„Mach doch lieber Pädiatrie, dann übst du schonmal für deine eigenen Kinder!“ Obwohl die Medizin weiblicher wird, bleibt eine andere Statistik gleich: Je höher die Position, desto weniger Frauen besetzen sie. Woran liegt das?
Erinnert ihr euch noch an den Spruch aus der Arzneimittelwerbung „[…] fragen Sie ihren Arzt oder Apotheker“? Während sich dieser Satz an dem gesellschaftlichen Wandel angepasst hat, sieht das in den Führungspositionen von staatlichen Kliniken in Deutschland anders aus. Der Deutsche Ärztinnenbund stellt seine neue Statistik „Medical Women on Top“ aus dem Jahr 2024 vor. Spoiler-Alarm: Es sieht immer noch nicht gut aus.
In die Statistik sind 37 staatliche Universitätskliniken aus Deutschland mit insgesamt 12.590 Personen in führenden Positionen eingeflossen. Außerdem wurden die laut des Deutschen Ärztinnenbundes 14 wichtigsten klinischen Fächer der höchsten Besoldungsstufe (W3) „mit großem Einfluss auf die Ausbildung der Studierenden, auf Therapieentscheidungen, Forschungsthemen“ ausgewählt.
Übersicht über alle 12.590 erfassten Personen. Credit: Deutsche Ärztinnenbund e.V.
Eine Sache springt direkt ins Auge: Je höher die hierarchische Stellung, desto niedriger ist der prozentuale Frauenanteil. Nur 14 % der Klinikdirektionen sind von einer Ärztin besetzt. Auch lokale Unterschiede wurden untersucht. Im Direktvergleich zwischen den einzelnen Kliniken stehen Dresden, TU München und Bonn an oberster Stelle mit 25–30 %, während Hannover, Würzburg und Frankfurt an der 5 %-Marke hängen.

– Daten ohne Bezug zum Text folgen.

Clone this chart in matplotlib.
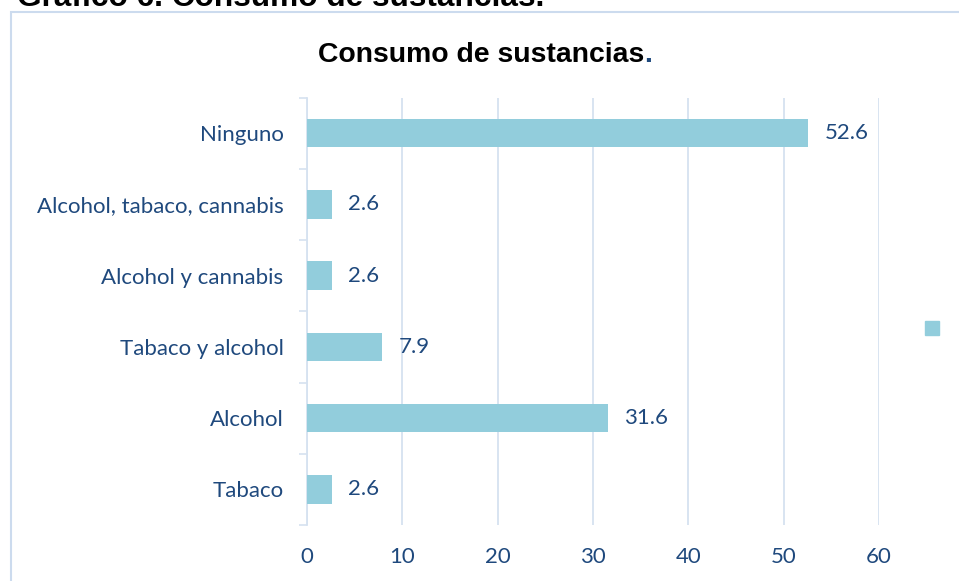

Eine erfreuliche Entwicklung ist der Anteil an Oberärztinnen, der insgesamt auf 41 % gestiegen ist. Besonders die Gynäkologie glänzt mit fast 70 %. Das Argument des „mangelnden Interesses an chirurgischen Fächern“ ist damit geschlagen. Auch die Dermatologie und Pädiatrie überqueren locker die 50 %-Hürde. Das kann an einem vermehrten Interesse der Ärztinnen an den Fächern liegen. Aber auch eine positiver Rückkopplungsmechanismus kann ein Grund für die hohen Prozentzahlen sein. Eine erhöhte weibliche Präsenz begünstigt den Einstieg weiterer Frauen in das Fachgebiet – ein Effekt, der sich mit der Zeit verstärkt.
Inzwischen ist klar, dass Frauen sich trotz bestehender Qualifikationen seltener auf Führungspositionen bewerben. Das liegt unter anderem am Vereinbarkeitsproblem von Kind und Beruf, das auch heutzutage noch oft nur den Müttern überbelassen wird – obwohl sich beide Elternteile für ein gemeinsames Kind entscheiden. Eine Reform der bisherigen Strukturen ist dringend erforderlich, um dem Anteil an weiblichen Studentinnen von rund 70 % gerecht zu werden.